The following is an exploration of the relationship shared between space, relationality, and virtuality as it comes to bear on a particular genre of revolutionary expression: the manifesto. My argument here is in opposition to thinkers like Naomi Klein who have asserted the virtual power of the internet and social media to be the end of the manifesto genre; something like, we have twitter, we have Facebook, therefore manifestos are obsolete.[1] Rather, my argument is in favor of a metamorphosis where the genre is concerned and where revolutionary expression is evolving. To put it another way, I am interested in thinking a politics of the manifesto genre that exceeds its own instrumentality.
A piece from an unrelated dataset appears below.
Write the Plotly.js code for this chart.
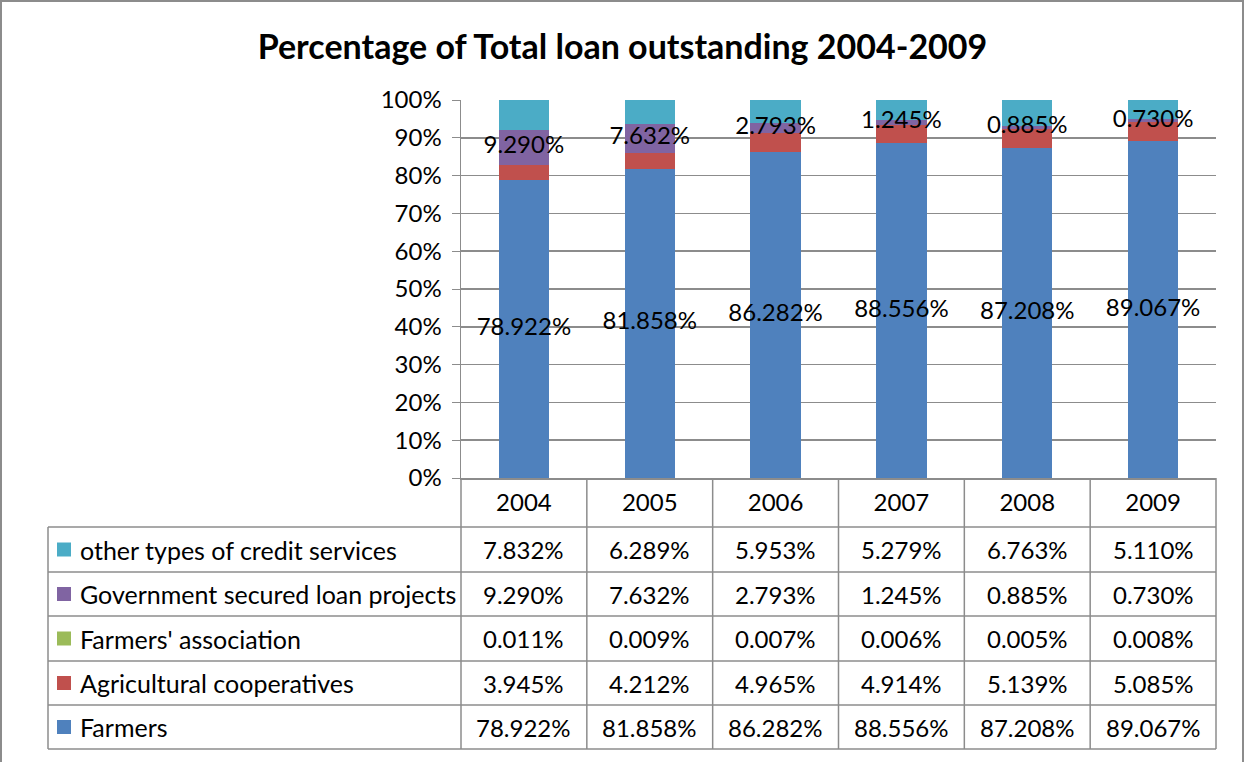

So the manifesto is being treated here as a provocation toward thinking the shape and character of a radical politics. By way of a brief and somewhat simplified characterization of the genre, I want to think in opposition to, or beyond, two primary problems where the genre is concerned. First, I want to think the function of the manifesto against an ought or revolutionary telos that would name its future and provide the political program to manifest it. Second, I want to problematize the Schmittian character of the genre, the bi-partisan, “friend” vs. “enemy” relation that is so often asserted where the manifesto names a revolutionary telos.